Until a few days ago, three-star quarterback Ramar Williams wasn't well known by Maryland fans who don't follow the local high school football scene. That's where Williams has cut his teeth as a four-year starter under center for Bishop McNamara, the Forestville school that produced five-star Maryland offensive tackle Damian Prince a few years ago.
But the 2016 prospect, despite his considerable numbers – 8,659 yards over four years, with a 62 percent completion rate and 73 touchdowns against 33 interceptions, plus 2,088 rushing yards – hasn't gotten a scholarship offer from the Terps. His current offers are from Army, Navy, Air Force, Hawaii and Robert Morris.
Williams feels passionately about Maryland. If DJ Durkin's program does offer him a spot, Williams thinks he'll be well positioned to help the program in more ways than one.
"Getting an offer from Maryland, being my hometown, it [would be] very special," he said. "I know a lot of players from this area. I played youth ball with them, and if I were to go to Maryland, I believe I would have a chance to keep players home."
Since four-star quarterback Dwayne Haskins announced his flip from Maryland to Ohio Sate on Monday, Maryland recruits and players have called loudly for Williams to replace him in Maryland's class. It's been an unusually public show of support for a specific player, not just by recruits but by Williams's own coaches and even the fathers of players on other teams. One DeMatha Catholic parent emailed the other day simply to say: "Sometimes, a kid can just play."
"I talk to these guys just about every day, and just to be around these guys and receiving this love from the hometown, it's something exciting," Williams said. "I'm very humbled."
Durkin visited Bishop McNamara last Friday and met with Williams.
"Coach Durkin, he seems like a cool dude," Williams said. "I really liked his demeanor, how he approached himself. I had a very warm feeling about him. It was small talk, but at the same time, I can get a feeling for him.

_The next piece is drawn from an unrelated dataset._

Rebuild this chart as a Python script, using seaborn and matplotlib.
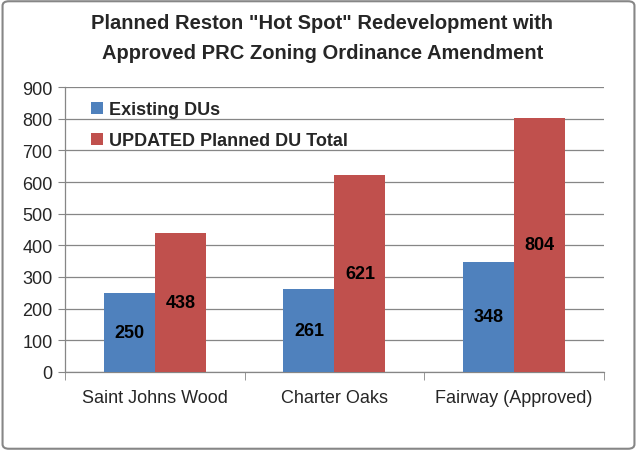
import pandas as pd
import matplotlib
matplotlib.use("Agg")
import matplotlib.pyplot as plt
import seaborn as sns
from matplotlib.patches import FancyBboxPatch

# chart data
communities = ["Saint Johns Wood", "Charter Oaks", "Fairway (Approved)"]
existing_dus = [250, 261, 348]
planned_dus = [438, 621, 804]
series_names = ["Existing DUs", "UPDATED Planned DU Total"]
y_ticks = [0, 100, 200, 300, 400, 500, 600, 700, 800, 900]

df = pd.DataFrame({
    "community": communities * 2,
    "series": [series_names[0]] * 3 + [series_names[1]] * 3,
    "value": existing_dus + planned_dus,
})

sns.set_style("white")
plt.rcParams["font.family"] = ["Liberation Sans", "DejaVu Sans"]

fig = plt.figure(figsize=(6.37, 4.52), dpi=100)
ax = fig.add_axes([0.102, 0.175, 0.846, 0.63])

sns.barplot(data=df, x="community", y="value", hue="series",
            palette=["#4F81BD", "#C0504D"], width=0.567, saturation=1,
            linewidth=0, ax=ax, zorder=3)

# value labels in the middle of each bar
for cont in ax.containers:
    for bar in cont:
        h = bar.get_height()
        ax.text(bar.get_x() + bar.get_width() / 2, h / 2, f"{h:.0f}",
                ha="center", va="center", fontsize=13, fontweight="bold",
                color="black", zorder=4)

ax.set_ylim(0, 900)
ax.set_yticks(y_ticks)
ax.set_xlim(-0.5, 2.5)
ax.yaxis.grid(True, color="#868686", linewidth=0.9, zorder=0)
ax.set_axisbelow(True)
ax.set_xlabel("")
ax.set_ylabel("")

for side in ["top", "right"]:
    ax.spines[side].set_visible(False)
for side in ["left", "bottom"]:
    ax.spines[side].set_color("#868686")
    ax.spines[side].set_linewidth(0.9)

ax.tick_params(axis="y", length=5, color="#868686", labelsize=13, pad=4, left=True)
ax.tick_params(axis="x", length=0, labelsize=13, pad=12)
# category separator ticks like excel
ax.set_xticks([-0.5, 0.5, 1.5, 2.5], minor=True)
ax.tick_params(axis="x", which="minor", length=6, color="#868686", bottom=True)

leg = ax.legend(loc="upper left", bbox_to_anchor=(0.035, 0.975), borderaxespad=0,
                frameon=False, handlelength=0.65, handleheight=0.65,
                handletextpad=0.35, labelspacing=0.75,
                prop={"weight": "bold", "size": 13})

fig.text(0.506, 0.948, 'Planned Reston "Hot Spot" Redevelopment with',
         ha="center", va="center", fontsize=14.5, fontweight="bold")
fig.text(0.506, 0.882, "Approved PRC Zoning Ordinance Amendment",
         ha="center", va="center", fontsize=14.5, fontweight="bold")

border = FancyBboxPatch((0.004, 0.005), 0.992, 0.99, boxstyle="round,pad=0,rounding_size=0.01",
                        transform=fig.transFigure, fill=False,
                        edgecolor="#868686", linewidth=1.5)
fig.patches.append(border)

fig.savefig("out.png", dpi=100)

I think he can do big things here at Maryland as a coach."
There's still no offer. But Williams's high school coach, Keith Goganious, praised Durkin's staff for looking harder at Williams than did Randy Edsall's administration.
"You have to give them credit," Goganious said. "They are looking everywhere for talent here locally. You just have to take your hat off to them and what his staff is doing try to find guys that would fit in the program and do well."
Goganious, a former Penn State and NFL linebacker, has heard whispers of character issues on Williams's part in recruiting circles. Goganious has aimed to debunk those concerns, noting that Williams is an honor roll student and volunteers in the community. He's a McNamara captain as voted on by his teammates, and Williams said he scored a composite 23 on his ACT. He believes he'll qualify academically at any school that offers him, and Goganious has vouched enthusiastically for him.
"You can ask all the coaches in the area about what type of football player a kid is. I'm going to talk to you about his character and what he brings, his leadership and his football IQ," Goganious said. "That's what Coach Durkin and I talked about ... The intangibles are the stuff he brings to the table that a lot of kids don't have."
Williams is classified by recruiting analysts as a dual-threat quarterback, which is often a euphemism for "a quarterback who can run but not throw." Haskins is a pro-style, drop-back passer with a widely acclaimed right arm. But Goganious thinks Williams, in Walt Bell's presumed spread offense at Maryland, could thrive with his arm and his legs. Williams has also taken pro-style snaps under center during his time at Bishop McNamara.
"The good thing about it is he makes things happen offensively when he has the ball in his hands," Goganious said. "You can ask any other coaches or players that have played in our conference what they think about Ramar as a football player."
Maryland is looking into a bunch of other quarterbacks with Haskins out the door, including dual threats Lindsey Scott and Tyrrell Pigrome. The case for Williams, as he describes it, goes deeper than football itself.
"I think I would be a difference-maker, a playmaker, someone who would bring excitement and attention to the program for others who don't know about Maryland, and get people to focus in on Maryland as a whole, because there are some ballplayers in this area," he said. "People around the country don't realize that. If I went to Maryland, I could bring that excitement back and start something new, start something positive here at Maryland."
Before heading to Ohio State, Haskins and linebacker Keandre Jones sounded a similar tune. But Williams said he isn't concerned for the Terrapins' future. And while Williams said he'd have to discuss any scholarship offers with his family before committing, Maryland would be an immediate frontrunner for his signature.
"Two players do not make a whole team," he said. "Maryland can do big things if we can pull the pieces together."